Another leftist UK Guardian article has more happy rhetoric and socialist policies:
Dismantling the EU-IMF mandated measures that had plunged Greece into poverty and despair would, declared Panos Skourletis, the labour minister, be his single greatest priority.
“The reinstatement of the minimum wage to €751 (£560) [a month] will be among the government’s first bills,” Skourletis announced on Antenna TV.
Under international stewardship, Athens had been forced to pare back the minimum wage to under €500, ostensibly to increase competitiveness and make the labour market more attractive. Skourletis, formerly Syriza’s hard-nosed spokesman, said plans were similarly under way to bring back collective work agreements – a major demand of unions – and to annul the enforced mobilisation of workers protesting against cuts.
Everything is awesome! Well, those two articles were from January 2015. Let’s see what’s happening now.
This is from UK Telegraph:
Greece’s “war cabinet” has resolved to defy the European creditor powers after a nine-hour meeting on Sunday, ensuring a crescendo of brinkmanship as the increasingly bitter fight comes to a head this month.
Premier Alexis Tsipras and the leading figures of his Syriza movement agreed to defend their “red lines” on pensions and collective bargaining and prepare for battle whatever the consequences, deeming the olive-branch policy of recent weeks to have reached a dead end.
“We have agreed on a tougher strategy to stop making compromises. We were unified and we have a spring our step once again,” said one participant.
The Syriza government knows that this an extremely high-risk strategy. The Greek treasury is already empty and emergency funds seized from local authorities and state entities will soon run out.
Greece’s mayors warned over the weekend that they would not release any more funds to the central government. The Greek finance ministry must pay the International Monetary Fund €750m (£544m) on Tuesday, the first of an escalating set of deadlines running into August.
“We have enough money to pay the IMF this week but not enough to get through to the end of the month. We all know that,” said one minister, speaking to The Telegraph immediately after the emotional conclave.

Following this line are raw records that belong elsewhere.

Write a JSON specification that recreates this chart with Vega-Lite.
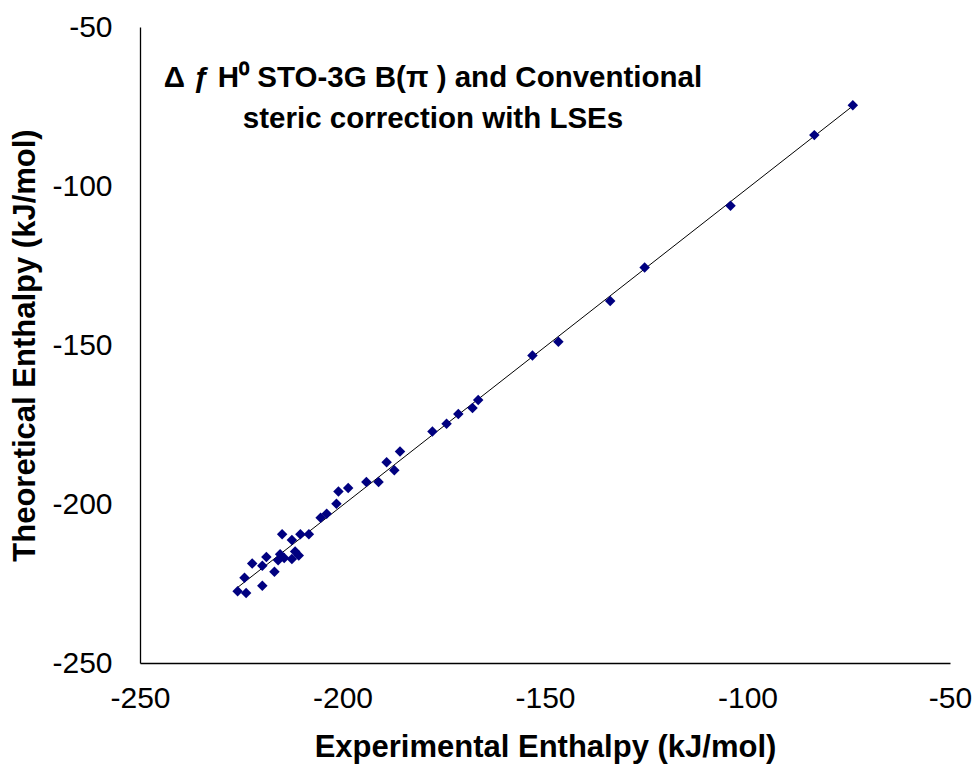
{
  "$schema": "https://vega.github.io/schema/vega-lite/v6.json",
  "width": 810,
  "height": 636,
  "autosize": {"type": "none"},
  "padding": {"left": 140, "top": 27, "right": 29, "bottom": 107},
  "background": "white",
  "config": {
    "view": {"stroke": null},
    "axis": {
      "grid": false,
      "ticks": false,
      "domainColor": "black",
      "domainWidth": 1.3,
      "labelFont": "Liberation Sans",
      "labelFontSize": 30,
      "labelColor": "black",
      "titleFont": "Liberation Sans",
      "titleFontSize": 31,
      "titleFontWeight": "bold",
      "titleColor": "black"
    }
  },
  "title": {
    "text": ["Δ ƒ H⁰ STO-3G B(π ) and Conventional", "steric correction with LSEs"],
    "anchor": "middle",
    "frame": "group",
    "orient": "top",
    "offset": 0,
    "baseline": "alphabetic",
    "dx": -112,
    "dy": 145,
    "lineHeight": 41,
    "font": "Liberation Sans",
    "fontSize": 29.5,
    "fontWeight": "bold",
    "color": "black"
  },
  "data": {
    "values": [
      {"exp": -74.0, "theo": -74.6},
      {"exp": -83.5, "theo": -84.0},
      {"exp": -104.2, "theo": -106.2},
      {"exp": -125.4, "theo": -125.6},
      {"exp": -133.9, "theo": -136.2},
      {"exp": -146.7, "theo": -149.0},
      {"exp": -153.1, "theo": -153.3},
      {"exp": -166.5, "theo": -167.3},
      {"exp": -167.9, "theo": -169.8},
      {"exp": -171.4, "theo": -171.7},
      {"exp": -174.3, "theo": -174.8},
      {"exp": -177.8, "theo": -177.2},
      {"exp": -185.8, "theo": -183.5},
      {"exp": -189.1, "theo": -186.9},
      {"exp": -187.2, "theo": -189.4},
      {"exp": -194.1, "theo": -193.1},
      {"exp": -191.1, "theo": -193.1},
      {"exp": -198.6, "theo": -195.0},
      {"exp": -201.0, "theo": -196.1},
      {"exp": -201.5, "theo": -199.9},
      {"exp": -203.9, "theo": -203.1},
      {"exp": -205.4, "theo": -204.3},
      {"exp": -208.3, "theo": -209.5},
      {"exp": -210.4, "theo": -209.5},
      {"exp": -214.9, "theo": -209.5},
      {"exp": -212.5, "theo": -211.3},
      {"exp": -215.4, "theo": -215.8},
      {"exp": -211.7, "theo": -214.9},
      {"exp": -210.8, "theo": -216.2},
      {"exp": -212.5, "theo": -217.3},
      {"exp": -214.4, "theo": -217.0},
      {"exp": -215.9, "theo": -217.7},
      {"exp": -218.8, "theo": -216.7},
      {"exp": -219.8, "theo": -219.4},
      {"exp": -222.3, "theo": -218.7},
      {"exp": -216.8, "theo": -221.3},
      {"exp": -224.2, "theo": -223.2},
      {"exp": -219.8, "theo": -225.7},
      {"exp": -225.9, "theo": -227.4},
      {"exp": -223.8, "theo": -228.0}
    ]
  },
  "layer": [
    {
      "transform": [{"regression": "theo", "on": "exp"}],
      "mark": {"type": "line", "color": "black", "strokeWidth": 1},
      "encoding": {
        "x": {"field": "exp", "type": "quantitative", "scale": {"domain": [-250, -50], "nice": false, "zero": false}},
        "y": {"field": "theo", "type": "quantitative", "scale": {"domain": [-250, -50], "nice": false, "zero": false}}
      }
    },
    {
      "mark": {"type": "point", "shape": "diamond", "filled": true, "color": "#000080", "size": 110, "opacity": 1},
      "encoding": {
        "x": {
          "field": "exp", "type": "quantitative",
          "scale": {"domain": [-250, -50], "nice": false, "zero": false},
          "axis": {"title": "Experimental Enthalpy (kJ/mol)", "values": [-250, -200, -150, -100, -50], "labelExpr": "'' + datum.value", "labelPadding": 20, "titlePadding": 19, "labelFlush": false}
        },
        "y": {
          "field": "theo", "type": "quantitative",
          "scale": {"domain": [-250, -50], "nice": false, "zero": false},
          "axis": {"title": "Theoretical Enthalpy (kJ/mol)", "values": [-250, -200, -150, -100, -50], "labelExpr": "'' + datum.value", "labelPadding": 28, "titlePadding": 10, "labelFlush": false}
        }
      }
    }
  ]
}
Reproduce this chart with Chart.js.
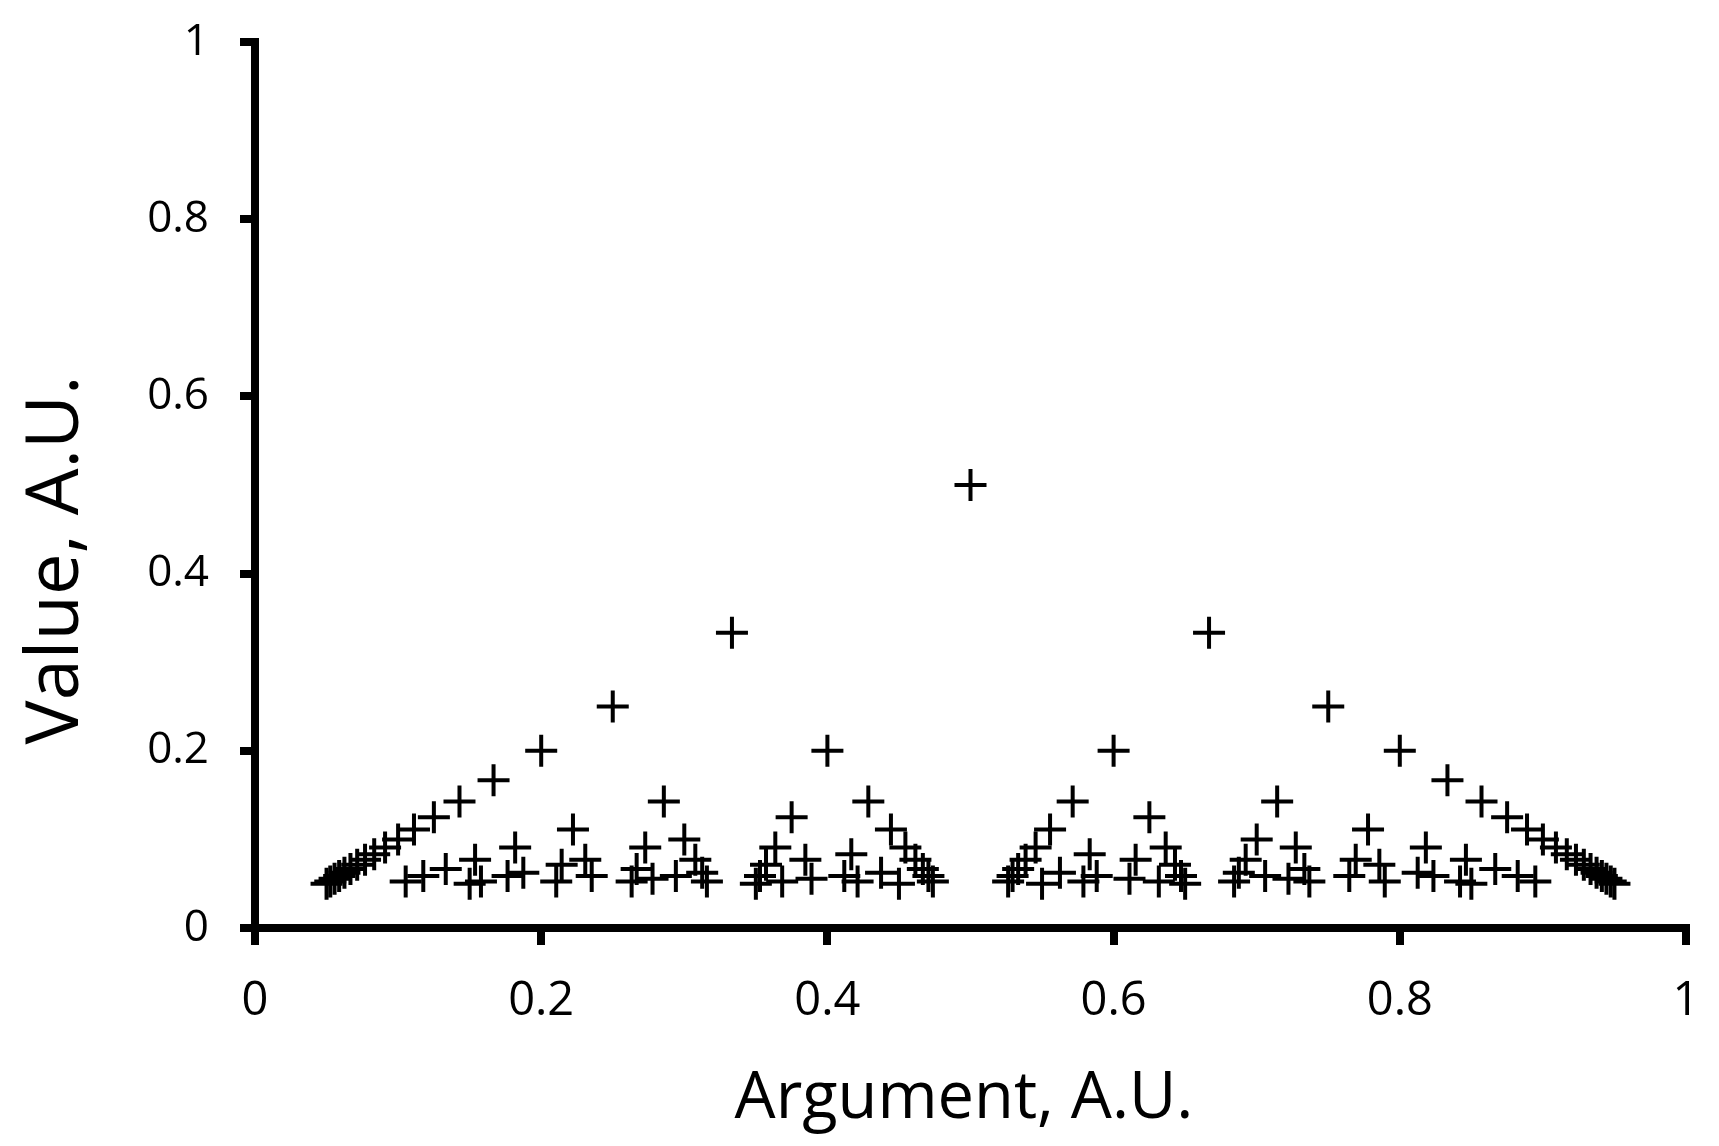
<!DOCTYPE html>
<html>
<head>
<meta charset="utf-8">
<script src="https://cdn.jsdelivr.net/npm/chart.js@4/dist/chart.umd.min.js"></script>
<style>
  html, body { margin: 0; padding: 0; background: #ffffff; }
  #wrap { width: 1719px; height: 1146px; }
</style>
</head>
<body>
<div id="wrap"><canvas id="c" width="1719" height="1146"></canvas></div>
<script>
const valueLevels = [0.5, 0.3333, 0.25, 0.2, 0.1667, 0.1429, 0.125, 0.1111, 0.1, 0.0909,
                     0.0833, 0.0769, 0.0714, 0.0667, 0.0625, 0.0588, 0.0556, 0.0526, 0.05];
const argumentsByLevel = [
  [0.5],
  [0.3333, 0.6667],
  [0.25, 0.75],
  [0.2, 0.4, 0.6, 0.8],
  [0.1667, 0.8333],
  [0.1429, 0.2857, 0.4286, 0.5714, 0.7143, 0.8571],
  [0.125, 0.375, 0.625, 0.875],
  [0.1111, 0.2222, 0.4444, 0.5556, 0.7778, 0.8889],
  [0.1, 0.3, 0.7, 0.9],
  [0.0909, 0.1818, 0.2727, 0.3636, 0.4545, 0.5455, 0.6364, 0.7273, 0.8182, 0.9091],
  [0.0833, 0.4167, 0.5833, 0.9167],
  [0.0769, 0.1538, 0.2308, 0.3077, 0.3846, 0.4615, 0.5385, 0.6154, 0.6923, 0.7692, 0.8462, 0.9231],
  [0.0714, 0.2143, 0.3571, 0.6429, 0.7857, 0.9286],
  [0.0667, 0.1333, 0.2667, 0.4667, 0.5333, 0.7333, 0.8667, 0.9333],
  [0.0625, 0.1875, 0.3125, 0.4375, 0.5625, 0.6875, 0.8125, 0.9375],
  [0.0588, 0.1176, 0.1765, 0.2353, 0.2941, 0.3529, 0.4118, 0.4706, 0.5294, 0.5882, 0.6471, 0.7059, 0.7647, 0.8235, 0.8824, 0.9412],
  [0.0556, 0.2778, 0.3889, 0.6111, 0.7222, 0.9444],
  [0.0526, 0.1053, 0.1579, 0.2105, 0.2632, 0.3158, 0.3684, 0.4211, 0.4737, 0.5263, 0.5789, 0.6316, 0.6842, 0.7368, 0.7895, 0.8421, 0.8947, 0.9474],
  [0.05, 0.15, 0.35, 0.45, 0.55, 0.65, 0.85, 0.95]
];
const tickValues = [0, 0.2, 0.4, 0.6, 0.8, 1];
const tickLabels = ['0', '0.2', '0.4', '0.6', '0.8', '1'];
const xAxisTitle = 'Argument, A.U.';
const yAxisTitle = 'Value, A.U.';

const points = [];
valueLevels.forEach((v, i) => {
  argumentsByLevel[i].forEach(a => points.push({ x: a, y: v }));
});

function tickLabel(value) {
  const i = tickValues.findIndex(t => Math.abs(t - value) < 1e-9);
  return i >= 0 ? tickLabels[i] : '';
}

const FONT = '"Open Sans", "Noto Sans", sans-serif';

function zeroPad(scale) {
  scale.paddingTop = 0; scale.paddingBottom = 0;
  scale.paddingLeft = 0; scale.paddingRight = 0;
}

const titlePlugin = {
  id: 'axisTitles',
  afterDraw(chart) {
    const ctx = chart.ctx;
    ctx.save();
    ctx.fillStyle = '#000';
    ctx.textAlign = 'center';
    ctx.textBaseline = 'alphabetic';
    ctx.font = '65px ' + FONT;
    ctx.fillText(xAxisTitle, 964, 1118);
    ctx.translate(78, 560);
    ctx.rotate(-Math.PI / 2);
    ctx.font = '74px ' + FONT;
    ctx.fillText(yAxisTitle, 0, 0);
    ctx.restore();
  }
};

new Chart(document.getElementById('c'), {
  type: 'scatter',
  data: {
    datasets: [{
      data: points,
      pointStyle: 'cross',
      pointRadius: 16,
      pointHoverRadius: 16,
      pointBorderWidth: 4,
      borderColor: '#000',
      backgroundColor: '#000'
    }]
  },
  options: {
    responsive: false,
    animation: false,
    devicePixelRatio: 1,
    events: [],
    layout: { padding: { top: 42, right: 33, bottom: 0, left: 0 } },
    plugins: { legend: { display: false }, tooltip: { enabled: false } },
    scales: {
      x: {
        type: 'linear',
        min: 0, max: 1,
        afterFit(scale) { scale.height = 218; zeroPad(scale); },
        border: { display: true, color: '#000', width: 8 },
        grid: { drawOnChartArea: false, drawTicks: true, tickLength: 17, color: '#000', lineWidth: 8 },
        ticks: { stepSize: 0.2, color: '#000', padding: 28, font: { family: FONT, size: 47 }, maxRotation: 0, callback: tickLabel }
      },
      y: {
        type: 'linear',
        min: 0, max: 1,
        afterFit(scale) { scale.width = 255; zeroPad(scale); },
        border: { display: true, color: '#000', width: 8 },
        grid: { drawOnChartArea: false, drawTicks: true, tickLength: 15, color: '#000', lineWidth: 8 },
        ticks: { stepSize: 0.2, color: '#000', padding: 31, font: { family: FONT, size: 44 }, callback: tickLabel }
      }
    }
  },
  plugins: [titlePlugin]
});
</script>
</body>
</html>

If there’s one thing that makes me feel better about all the crap that is happening in this world, it’s the wonderful truth that eventually, bad economics meets with reality. You can imagine anything you want today that makes you feel good, and imagine that it will all be paid for somehow in the future. I really like it when people who don’t have any money make these elaborate future plans and then bet their futures on it. Because when reality comes, we all find out that there is justice in the world after all. There is no path to prosperity that involves doing whatever you want and being happy all the time – that is a myth that children have about life. Anyway, pass me the popcorn and let’s see how the Peter Pan plans of these inexperienced children work out. We won’t have to wait long. Mmm, this popcorn tastes schadenfreudelicious.